Guided only by the hypnotic and sometimes intensely raucous rhythm of cha cha or salsa, hip swaying mambo, the electrical vivacity of swing and the once disreputable dance called tango. Tango is a century old, originated in Argentina brothels meant to be the apotheosis of Seduction — basically sex with your clothes on: when dancers tore up the floor in “Jealousy” or “Orchids Bloom in the Moonlight” replete with a power struggle that saw couples wipe the stage with each other, ending in a spectacular frieze of yearning.
It may take two to tango but it also takes magical foot work: slender legs darting in and around each other seemingly faster than the eye can behold, daring dips and precision. All of this and more make a night blurry of beauty in deft motion. To sit in the flickering hall, watching the dancers lose themselves in music that transcends cultural orientation, color or creed as they share their passion for dancing.
The dance floor becomes a Cupid’s lair with its universally understood gesture. A man and woman meet on the dance floor, a silent romance begins, mysterious and suggestive, with no words spoken but replaced by the harmony of two souls simply seeking the dance of love.
It brings everyone together from home — painters, chefs, plain housewives, working mothers young or old. Once you connect to the other person, it brings you to another world in a dance studio. There is neither room nor time for intrigues or gossip. Just wonderful music, dancing and fun.

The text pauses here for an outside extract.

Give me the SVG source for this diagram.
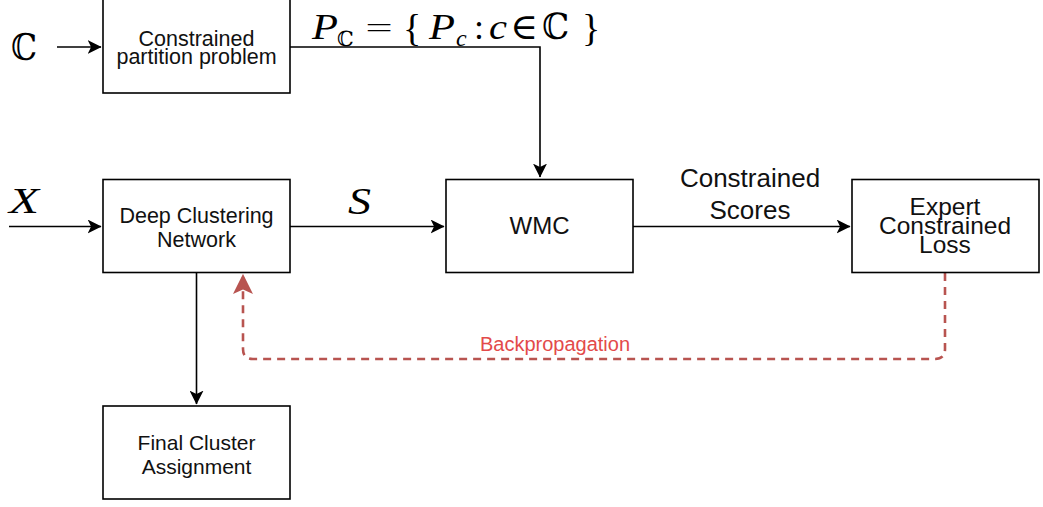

The unbridled happiness was in contrast to the outside world, where violence burned like that hunger. When elderly folks live in fear, even hunger who knows that life is not all sweetness for some of the energetic dancers in the twilight of their years. Opulence was never an assurance to happiness, loneliness is a curse whether you’re young or old. But the total involvement of dancing momentarily frees them from all that. The dream dances from realities that imprison them. Dancers threw themselves in the dance with unrestricted steps of enchanted creatures whirling in the wind, almost like magical fun that doesn’t attempt to encourage discipline, nor the pursuit of excellence through dancing, but self-expressions of even simply jumping up and down the rhythm.
Dancing can be intense, joyful, a redemption as well as escape. It is just like the ballet classes I once had with the famed Ricardo Cassell. I was 10 years old and unhappy — that point when total and utter bliss was a rare condition limited to moments in childhood and began to fade. The world beyond dancing opened up to growing up, fraught with peril.
Ballroom dancers have flourished here. It afforded fantasies that took them where no one hurts, just everyone dancing, weaving their way through and around a cramped dance floor where even the heart dances, grabbing any available space to maneuver where you’re free to crash into anyone. You can humiliate yourself further, with eccentric senescence (fortified by red wine) and acrobatics, greeted with laughters until you fall face down.
But I feel my circle of friends would diminish sharply, if I did that!